▸ Your instructions
It is required that the lines from the top of the listing through the line with "from matplotlib.lines import Line2D" be reproduced exactly, excluding pictures.

start

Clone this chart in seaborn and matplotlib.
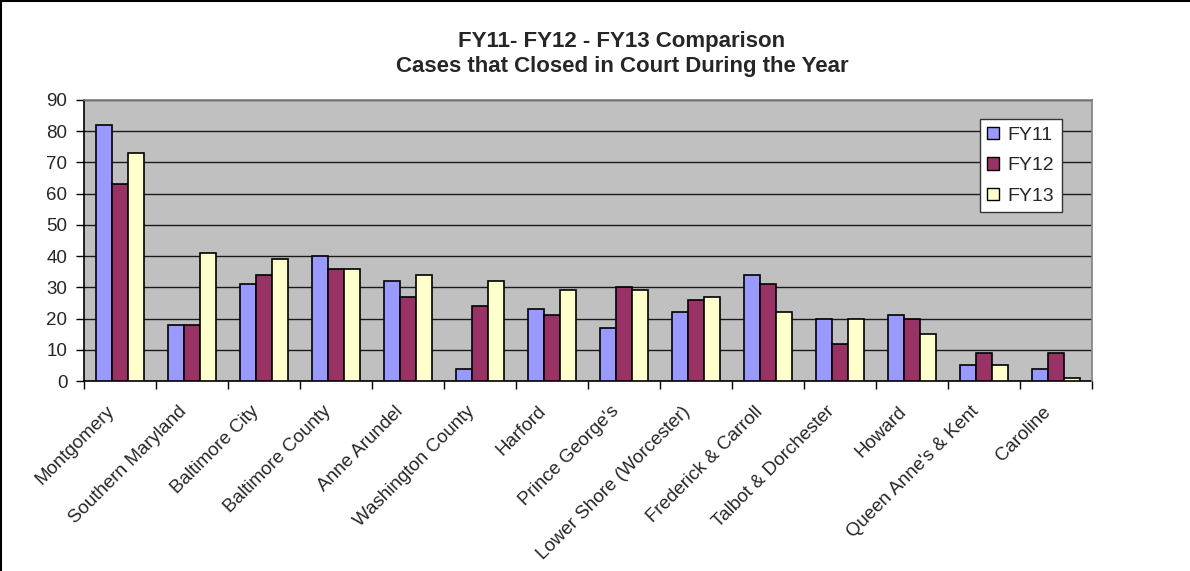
import matplotlib
matplotlib.use("Agg")
import matplotlib.pyplot as plt
import matplotlib.transforms as mtransforms
import seaborn as sns
import pandas as pd
from matplotlib.lines import Line2D

categories = ["Montgomery", "Southern Maryland", "Baltimore City", "Baltimore County",
              "Anne Arundel", "Washington County", "Harford", "Prince George's",
              "Lower Shore (Worcester)", "Frederick & Carroll", "Talbot & Dorchester",
              "Howard", "Queen Anne's & Kent", "Caroline"]
fy11 = [82, 18, 31, 40, 32, 4, 23, 17, 22, 34, 20, 21, 5, 4]
fy12 = [63, 18, 34, 36, 27, 24, 21, 30, 26, 31, 12, 20, 9, 9]
fy13 = [73, 41, 39, 36, 34, 32, 29, 29, 27, 22, 20, 15, 5, 1]
series = ["FY11", "FY12", "FY13"]
colors = ["#9999FF", "#993366", "#FFFFCC"]

df = pd.DataFrame({
    "cat": categories * 3,
    "val": fy11 + fy12 + fy13,
    "year": [s for s in series for _ in categories],
})

sns.set_theme(style="white")
plt.rcParams['font.family'] = ['Liberation Sans', 'DejaVu Sans']

W, H = 1190, 571
fig = plt.figure(figsize=(W / 100, H / 100), dpi=100)
ax = fig.add_axes([84 / W, 1 - 381 / H, (1092 - 84) / W, (381 - 100) / H])
ax.set_facecolor("#C0C0C0")

sns.barplot(data=df, x="cat", y="val", hue="year", palette=colors, order=categories,
            hue_order=series, width=0.68, edgecolor="black", linewidth=1.2,
            saturation=1, ax=ax, zorder=3)

ax.set_ylim(0, 90)
ax.set_xlim(-0.5, len(categories) - 0.5)
ax.set_yticks(range(0, 91, 10))
ax.yaxis.grid(True, color="#1a1a1a", linewidth=1)
ax.set_axisbelow(True)
for name, s in ax.spines.items():
    s.set_visible(True)
    s.set_linewidth(1.2)
    s.set_color("#808080")
ax.spines["left"].set_color("black")
ax.spines["bottom"].set_color("black")
ax.spines["top"].set_zorder(5)
ax.spines["right"].set_zorder(5)
ax.set_xlabel("")
ax.set_ylabel("")

# category boundary ticks
ax.set_xticks([i - 0.5 for i in range(len(categories) + 1)], minor=True)
ax.tick_params(axis="x", which="minor", length=6, width=1, color="black", direction="out", bottom=True)
ax.tick_params(axis="x", which="major", length=0, pad=0)
ax.tick_params(axis="y", length=6, width=1, color="black", direction="out", left=True,
               labelsize=13.5, pad=6)
ax.set_xticks(range(len(categories)))
ax.set_xticklabels(categories, rotation=45, ha="right", va="top", rotation_mode="anchor",
                   fontsize=13.5)
offset = mtransforms.ScaledTranslation(-14 / 100, -22 / 100, fig.dpi_scale_trans)
for lbl in ax.get_xticklabels():
    lbl.set_transform(lbl.get_transform() + offset)

fig.text(622 / W, 1 - 31 / H,
         "FY11- FY12 - FY13 Comparison\nCases that Closed in Court During the Year",
         ha="center", va="top", fontsize=16, fontweight="bold", linespacing=1.25)

leg = ax.legend(loc="upper right", bbox_to_anchor=((1062 - 84) / 1008, (381 - 119) / 281),
                borderaxespad=0, frameon=True, fontsize=14,
                fancybox=False, edgecolor="#333333", framealpha=1, handlelength=0.62,
                handleheight=0.62, borderpad=0.4, labelspacing=0.68, handletextpad=0.42)
leg.get_frame().set_linewidth(1)
for h in leg.legend_handles:
    h.set_edgecolor("black")
    h.set_linewidth(1)

# chart border (top and left visible)
fig.add_artist(Line2D([0.5 / W, 0.5 / W], [0, 1], transform=fig.transFigure, color="black", lw=1.5))
fig.add_artist(Line2D([0, 1], [1 - 0.5 / H, 1 - 0.5 / H], transform=fig.transFigure, color="black", lw=1.5))

fig.savefig("out.png", dpi=100)
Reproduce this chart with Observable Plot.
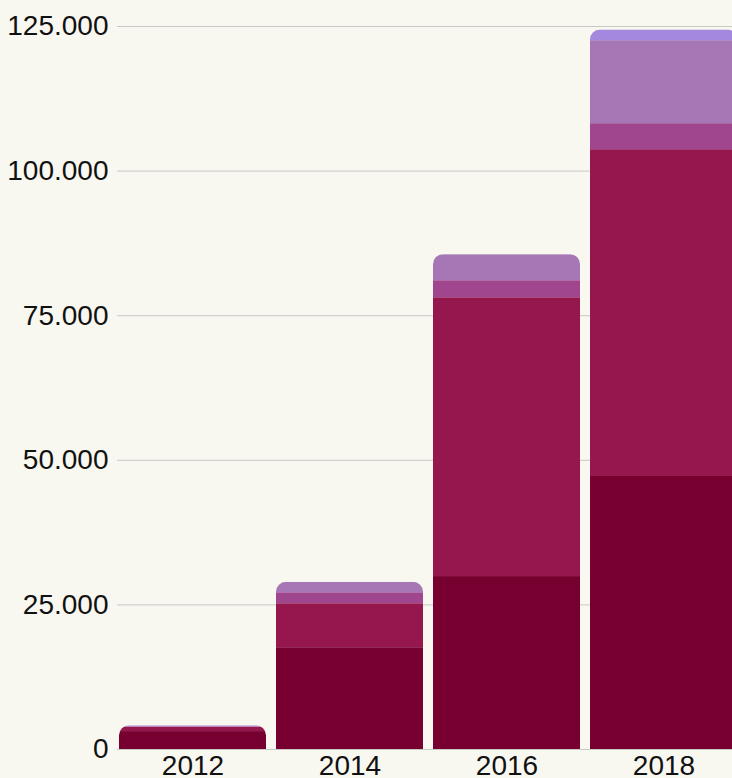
<!DOCTYPE html>
<html>
<head>
<meta charset="utf-8">
<script src="https://cdn.jsdelivr.net/npm/d3@7"></script>
<script src="https://cdn.jsdelivr.net/npm/@observablehq/plot@0.6"></script>
<style>
  html, body { margin: 0; padding: 0; background: #f8f8f1; }
  #chart { width: 732px; height: 778px; overflow: hidden; }
</style>
</head>
<body>
<div id="chart"></div>
<script>
// ---- data ----
const years = ["2012", "2014", "2016", "2018"];
const seriesNames = ["Serie 1", "Serie 2", "Serie 3", "Serie 4", "Serie 5"];
const serie1 = [3100, 17600, 29900, 47200];
const serie2 = [750, 7600, 48200, 56500];
const serie3 = [50, 1900, 2950, 4500];
const serie4 = [100, 1800, 4500, 14350];
const serie5 = [100, 0, 0, 1850];
const yTicks = [0, 25000, 50000, 75000, 100000, 125000];
const colors = ["#780030", "#95174d", "#a0468f", "#a776b4", "#a488e0"];

const seriesValues = [serie1, serie2, serie3, serie4, serie5];
const rows = [];
years.forEach((year, i) => {
  seriesNames.forEach((s, j) => rows.push({year, series: s, value: seriesValues[j][i]}));
});
const totals = years.map((year, i) => ({year, total: d3.sum(seriesValues, v => v[i])}));

const de = d3.formatLocale({decimal: ",", thousands: ".", grouping: [3], currency: ["", " €"]});
const fmt = de.format(",d");

const chart = Plot.plot({
  width: 732,
  height: 778,
  marginLeft: 117,
  marginRight: 0,
  marginTop: 26,
  marginBottom: 29,
  style: {
    background: "#f8f8f1",
    fontFamily: "'Liberation Sans', Arial, sans-serif",
    fontSize: "28px",
    color: "#111111"
  },
  x: {domain: years, range: [117, 738.3], paddingInner: 0.0636, paddingOuter: 0.0064, label: null},
  y: {domain: [0, 125000], label: null},
  color: {domain: seriesNames, range: colors},
  marks: [
    Plot.ruleY(yTicks, {stroke: "#c9c9c4", strokeWidth: 1}),
    Plot.barY(rows, {x: "year", y: "value", fill: "series"}),
    Plot.barY(totals, {x: "year", y: "total", fill: "none", rx: 10, ry: 10, insetBottom: -20}),
    Plot.axisY({ticks: yTicks, tickFormat: fmt, tickSize: 0, tickPadding: 9, label: null}),
    Plot.axisX({tickSize: 0, tickPadding: 6, label: null})
  ]
});

// round only the top of each whole stack: use the totals bars as a clip path
const bars = chart.querySelectorAll('g[aria-label="bar"]');
const segG = bars[0], totG = bars[1];
const ns = "http://www.w3.org/2000/svg";
const defs = document.createElementNS(ns, "defs");
const cp = document.createElementNS(ns, "clipPath");
cp.setAttribute("id", "round-tops");
defs.appendChild(cp);
chart.insertBefore(defs, chart.firstChild);
totG.querySelectorAll("rect, path").forEach(r => {
  const c = r.cloneNode();
  if (c.tagName === "rect") { c.setAttribute("rx", 10); c.setAttribute("ry", 10); }
  cp.appendChild(c);
});
totG.remove();
segG.setAttribute("clip-path", "url(#round-tops)");

document.getElementById("chart").appendChild(chart);
</script>
</body>
</html>
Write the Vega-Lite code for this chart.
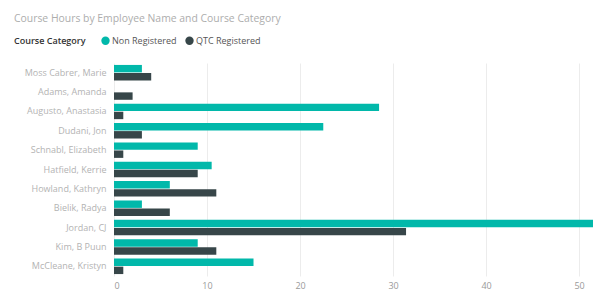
{
  "$schema": "https://vega.github.io/schema/vega-lite/v6.json",
  "autosize": {"type": "fit", "contains": "padding"},
  "width": 593,
  "height": 291,
  "padding": {"left": 10, "top": 13, "right": 0, "bottom": 0},
  "background": "white",
  "title": {
    "text": "Course Hours by Employee Name and Course Category",
    "anchor": "start",
    "frame": "bounds",
    "font": "Open Sans",
    "fontSize": 10.4,
    "fontWeight": "normal",
    "color": "#adadad",
    "offset": 39,
    "dx": 4
  },
  "data": {
    "values": [
      {"name": "Moss Cabrer, Marie", "category": "Non Registered", "hours": 3},
      {"name": "Moss Cabrer, Marie", "category": "QTC Registered", "hours": 4},
      {"name": "Adams, Amanda", "category": "QTC Registered", "hours": 2},
      {"name": "Augusto, Anastasia", "category": "Non Registered", "hours": 28.5},
      {"name": "Augusto, Anastasia", "category": "QTC Registered", "hours": 1},
      {"name": "Dudani, Jon", "category": "Non Registered", "hours": 22.5},
      {"name": "Dudani, Jon", "category": "QTC Registered", "hours": 3},
      {"name": "Schnabl, Elizabeth", "category": "Non Registered", "hours": 9},
      {"name": "Schnabl, Elizabeth", "category": "QTC Registered", "hours": 1},
      {"name": "Hatfield, Kerrie", "category": "Non Registered", "hours": 10.5},
      {"name": "Hatfield, Kerrie", "category": "QTC Registered", "hours": 9},
      {"name": "Howland, Kathryn", "category": "Non Registered", "hours": 6},
      {"name": "Howland, Kathryn", "category": "QTC Registered", "hours": 11},
      {"name": "Bielik, Radya", "category": "Non Registered", "hours": 3},
      {"name": "Bielik, Radya", "category": "QTC Registered", "hours": 6},
      {"name": "Jordan, CJ", "category": "Non Registered", "hours": 56},
      {"name": "Jordan, CJ", "category": "QTC Registered", "hours": 31.4},
      {"name": "Kim, B Puun", "category": "Non Registered", "hours": 9},
      {"name": "Kim, B Puun", "category": "QTC Registered", "hours": 11},
      {"name": "McCleane, Kristyn", "category": "Non Registered", "hours": 15},
      {"name": "McCleane, Kristyn", "category": "QTC Registered", "hours": 1}
    ]
  },
  "mark": {"type": "bar", "clip": true},
  "encoding": {
    "y": {
      "field": "name",
      "type": "nominal",
      "sort": null,
      "title": null,
      "scale": {"paddingInner": 0.2, "paddingOuter": 0.1},
      "axis": {
        "domain": false,
        "ticks": false,
        "labelFont": "Open Sans",
        "labelFontSize": 9,
        "labelColor": "#b3b3b3",
        "labelPadding": 8,
        "minExtent": 104,
        "maxExtent": 104,
        "labelLimit": 100
      }
    },
    "yOffset": {"field": "category", "type": "nominal", "scale": {"paddingInner": 0.08}},
    "x": {
      "field": "hours",
      "type": "quantitative",
      "title": null,
      "scale": {"domain": [0, 51.5], "nice": false},
      "axis": {
        "values": [0, 10, 20, 30, 40, 50],
        "domain": false,
        "ticks": false,
        "grid": true,
        "gridColor": "#ececec",
        "labelFont": "Open Sans",
        "labelFontSize": 9,
        "labelColor": "#9a9a9a",
        "labelPadding": 5,
        "minExtent": 15,
        "maxExtent": 15
      }
    },
    "color": {
      "field": "category",
      "type": "nominal",
      "scale": {"domain": ["Non Registered", "QTC Registered"], "range": ["#01B8AA", "#374649"]},
      "legend": {
        "title": "Course Category",
        "orient": "none",
        "legendX": -100,
        "legendY": -27,
        "direction": "horizontal",
        "titleOrient": "left",
        "titleFont": "Open Sans",
        "titleFontSize": 9,
        "titleFontWeight": 600,
        "titleColor": "#333333",
        "titlePadding": 15,
        "labelFont": "Open Sans",
        "labelFontSize": 9,
        "labelColor": "#555555",
        "symbolType": "circle",
        "symbolSize": 70,
        "symbolStrokeWidth": 0,
        "labelOffset": 2,
        "columnPadding": 8
      }
    }
  },
  "config": {"view": {"stroke": null}}
}
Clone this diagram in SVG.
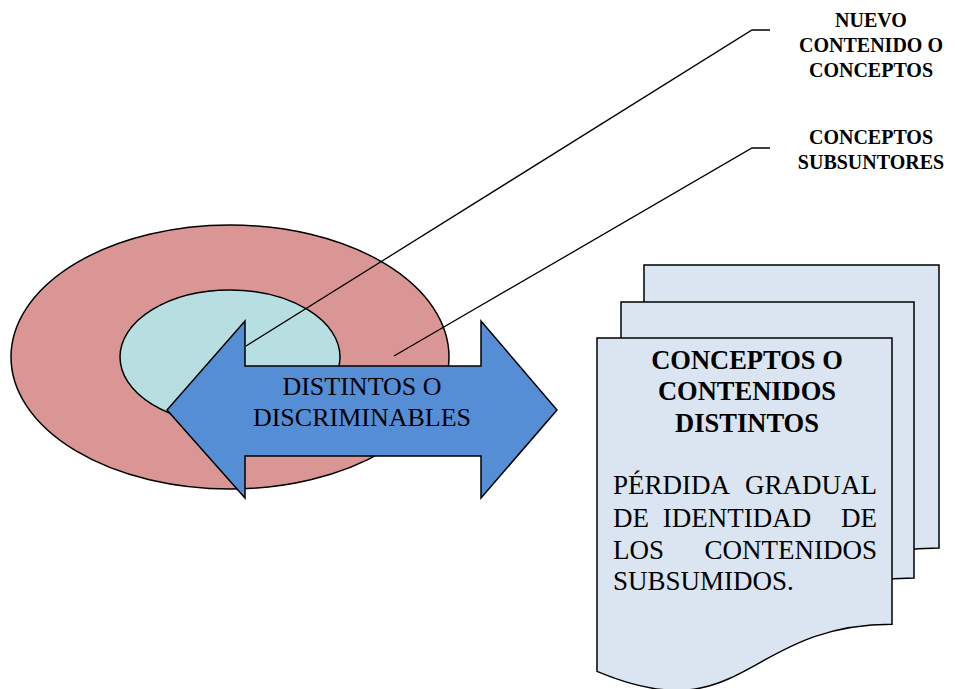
<svg xmlns="http://www.w3.org/2000/svg" width="956" height="689" viewBox="0 0 956 689">
  <style>
    .shape { stroke: #000; stroke-width: 1.5; stroke-linejoin: miter; }
    .outer { fill: #d99694; }
    .inner { fill: #b7dee0; }
    .arrow { fill: #558ed5; }
    .doc { fill: #dbe5f1; }
    .leader { fill: none; stroke: #000; stroke-width: 1.3; }
    text { font-family: 'Liberation Serif', Tinos, 'Times New Roman', 'DejaVu Serif', serif; fill: #000; }
    .label { font-weight: bold; font-size: 20px; text-anchor: middle; }
    .arrowText { font-size: 26px; text-anchor: middle; }
    .docTitle { font-weight: bold; font-size: 26.5px; text-anchor: middle; }
    .docBody { font-size: 27px; }
    .end { text-anchor: end; }
    .mid { text-anchor: middle; }
  </style>

  <!-- concentric concept rings -->
  <g id="subsumer-ring">
    <ellipse class="shape outer" cx="230" cy="357" rx="219" ry="132"/>
  </g>
  <g id="new-content">
    <ellipse class="shape inner" cx="230" cy="357" rx="110" ry="67"/>
  </g>

  <!-- leader lines from the labels -->
  <g id="connectors">
    <polyline class="leader" points="246,346 752,30 770,30"/>
    <polyline class="leader" points="394,356 752,148 770,148"/>
  </g>

  <!-- double-headed arrow -->
  <g id="distinct-arrow">
    <path class="shape arrow" d="M167,410 L245,321 L245,366 L481,366 L481,321 L557,410 L481,498 L481,456 L245,456 L245,498 Z"/>
    <text class="arrowText" x="362" y="395">DISTINTOS O</text>
    <text class="arrowText" x="362" y="426">DISCRIMINABLES</text>
  </g>

  <!-- labels -->
  <g id="label-new">
    <text class="label" x="871" y="27">NUEVO</text>
    <text class="label" x="871" y="52">CONTENIDO O</text>
    <text class="label" x="871" y="77">CONCEPTOS</text>
  </g>
  <g id="label-subsumers">
    <text class="label" x="871" y="144">CONCEPTOS</text>
    <text class="label" x="871" y="169">SUBSUNTORES</text>
  </g>

  <!-- stacked documents -->
  <g id="documents">
    <path class="shape doc" d="M644,265 H939 V548 C791.5,548 791.5,656 644,594.7 Z"/>
    <path class="shape doc" d="M621,302 H914 V578 C767.5,578 767.5,683 621,623.3 Z"/>
    <path class="shape doc" d="M597,338 H892 V624.3 C744.5,624.3 744.5,733.4 597,671.4 Z"/>
    <text class="docTitle" x="747" y="369">CONCEPTOS O</text>
    <text class="docTitle" x="747" y="400">CONTENIDOS</text>
    <text class="docTitle" x="747" y="432">DISTINTOS</text>
    <!-- justified body: words pinned to the left and right margins -->
    <text class="docBody" x="613" y="494">PÉRDIDA</text>
    <text class="docBody end" x="877" y="494">GRADUAL</text>
    <text class="docBody" x="613" y="527">DE</text>
    <text class="docBody mid" x="737" y="527">IDENTIDAD</text>
    <text class="docBody end" x="877" y="527">DE</text>
    <text class="docBody" x="613" y="559">LOS</text>
    <text class="docBody end" x="877" y="559">CONTENIDOS</text>
    <text class="docBody" x="613" y="590">SUBSUMIDOS.</text>
  </g>
</svg>
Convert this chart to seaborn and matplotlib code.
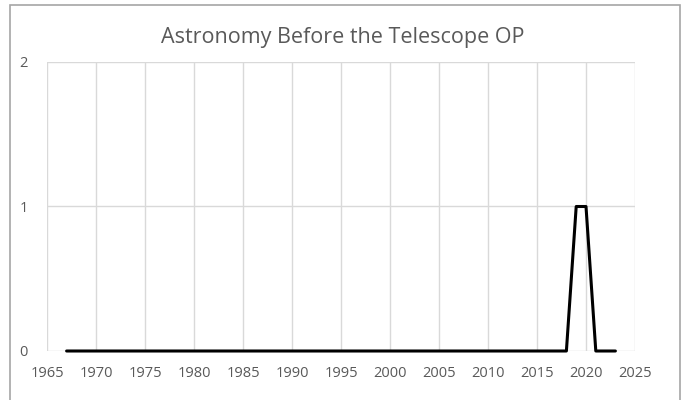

end

▸ Task answer
Clone this chart in seaborn and matplotlib.
import matplotlib
matplotlib.use("Agg")
import matplotlib.pyplot as plt
import matplotlib.transforms as mtransforms
import seaborn as sns
import pandas as pd
from matplotlib.lines import Line2D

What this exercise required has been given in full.